I vividly remember the moment that the nurse laid my firstborn son on my chest for the first time. Hours of waiting, the pain, the fear, the excitement all led to this. I don’t know why, but the first thing I did was count all of his fingers and toes, making sure there were ten of each. I studied his face and tried to memorize everything about him: the color of his eyes, the shape of his nose, how skinny his little heels were. I talked to him, telling him how much I loved him and saying, “I’m your mom. It’s me.”
But that wasn’t the first time I met him.
A Continued Relationship
When doctors and nurses place babies on their mother’s chest, it’s not to create a bond. They do it because a bond already exists. It’s been forming for nine months. The very first person a baby instinctively seeks after birth is their mother. They know her scent, her heartbeat, her voice.
My son and I had been building our relationship long before he was born.
I had heard his heartbeat, and he had heard mine. I had seen him on ultrasounds, moving and stretching. I had sung him the same songs every night, the ones that calmed him the most as a newborn. I had seen his smile in 3D images. I had felt his hiccups and constant little kicks.
And The Kicking Didn’t Stop
I never had to count my son’s kicks. I welcomed them, even the ones that made my ribs ache, because they were a reminder that he was there and he was okay. It’s crazy because even after birth, he was still the same little kicker. I’d be trying to dress him, and those same little legs that couldn’t slow down in the womb still wouldn’t stay still outside of it. When he slept next to me, he’d still be kicking, but now I felt those kicks from the outside instead of from the inside.
I knew those little legs before he was born. I knew him.

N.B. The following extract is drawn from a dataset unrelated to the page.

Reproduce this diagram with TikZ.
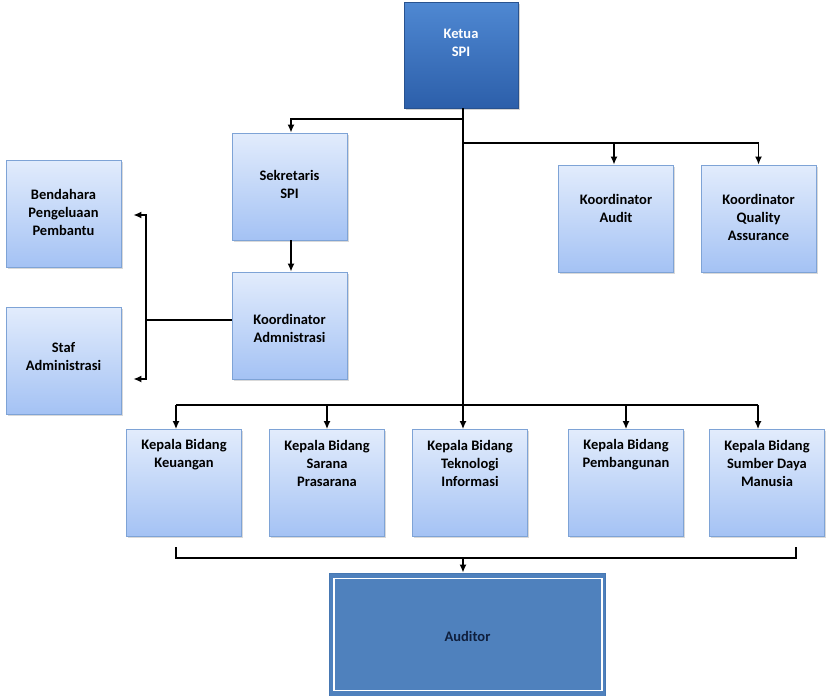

Pregnancy is Active Motherhood, Not a Waiting Period
The moment your baby comes into existence, you’re a mother. A relationship exists. We owe our children protection and love from their very beginning. Whether they come into existence in your body or in a petri dish, they are yours to care for. But just because it’s a responsibility doesn’t make it a burden, it’s a privilege. Children are a gift.
Accept that gift and be the best mother you can be. Your body does. Your body begins nourishing your baby immediately, providing everything they need. You are their first home. Your heartbeat soothes them, your womb keeps them safe. Your voice becomes familiar to them long before they ever see your face.
Birth is not the beginning of the relationship. It’s the continuation of a bond that was already there. It brings what was once hidden and internal into something visible and external. From womb to arms. From hearing your heartbeat on the inside to now hearing it on the outside. The same bond, just no longer hidden.